Polo Ralph Lauren’s New HBCU Capsule Collection Highlights Black Influence in Style Trends
Polo Ralph Lauren teamed up with two prominent HBCUs to release a capsule collection highlighting the history of Black people serving as style trendsetters.
Ralph Lauren collaborated with an all-Black team of creators to capture their new collection that serves as an ode to 1920s to 1950s collegiate style.
The collection was made in collaboration with Morehouse College and Spelman College and captured by creative directors, photographers, cinematographers, and models comprised mostly of students from the two HBCUs, WWD reports.

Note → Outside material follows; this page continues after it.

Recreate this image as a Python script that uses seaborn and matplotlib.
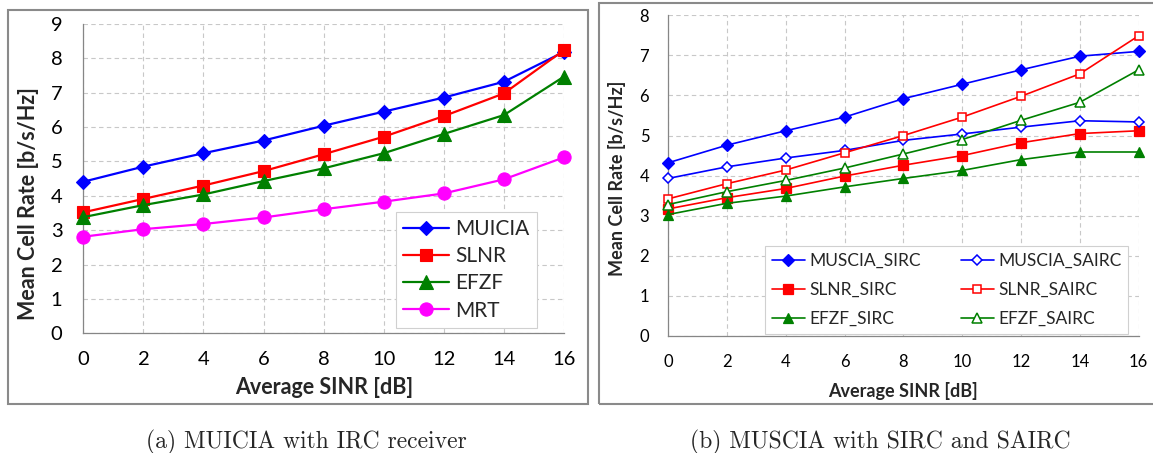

Pieces in the collection include Italian-designed tweed three-piece suits, boatneck sweaters emblazoned with an “M” for Morehouse, or a double-breasted linen blazer with a Spelman crest. Sportswear pieces feature a “67” on the back in honor of Morehouse’s founding in 1867 and Ralph Lauren’s in 1967.
The collection looks like a page from an old Morehouse or Spelman yearbook but serves as a reminder of the styles Black students were creating when racism and segregation were the norms.
“It was really important to steep this in history to show that this is not new,” James Jeter, Ralph Lauren director of concept design and special projects, 2013 Morehouse College alum and creator of the capsule, said.
“A lot of this project was really about changing ownership around how we think about clothing.”
“So who owns three-piece suits? Who owns cable cardigans? Who owns the circle skirt, for instance? And while it’s typically and historically been relegated to Ivy League schools, if you see a lot of these archival images from [Morehouse and] Spelman, that has really helped to inform a lot of the way that we approached not only the design but the way that we approached the campaigns as well,” Jeter said.
Spelman College President Dr. Mary Schmidt Campbell applauded the collection for working to tell another missing part of Black history through fashion.
“By sharing the early history of Spelman, as reflected in archival research, through clothing, the collection encourages conversations about the creative power of the Black experience and the ways in which a personal fashion aesthetic intersects with institutional values of solidarity and connection,” she said.
“The history of dress and style played a critical role in the late 1950s and 1960s in the civil rights movement. Students who sat at lunch tables, or who protested in front of segregated department stores or marched in protests always did so with deliberate and planned consciousness of their dress.”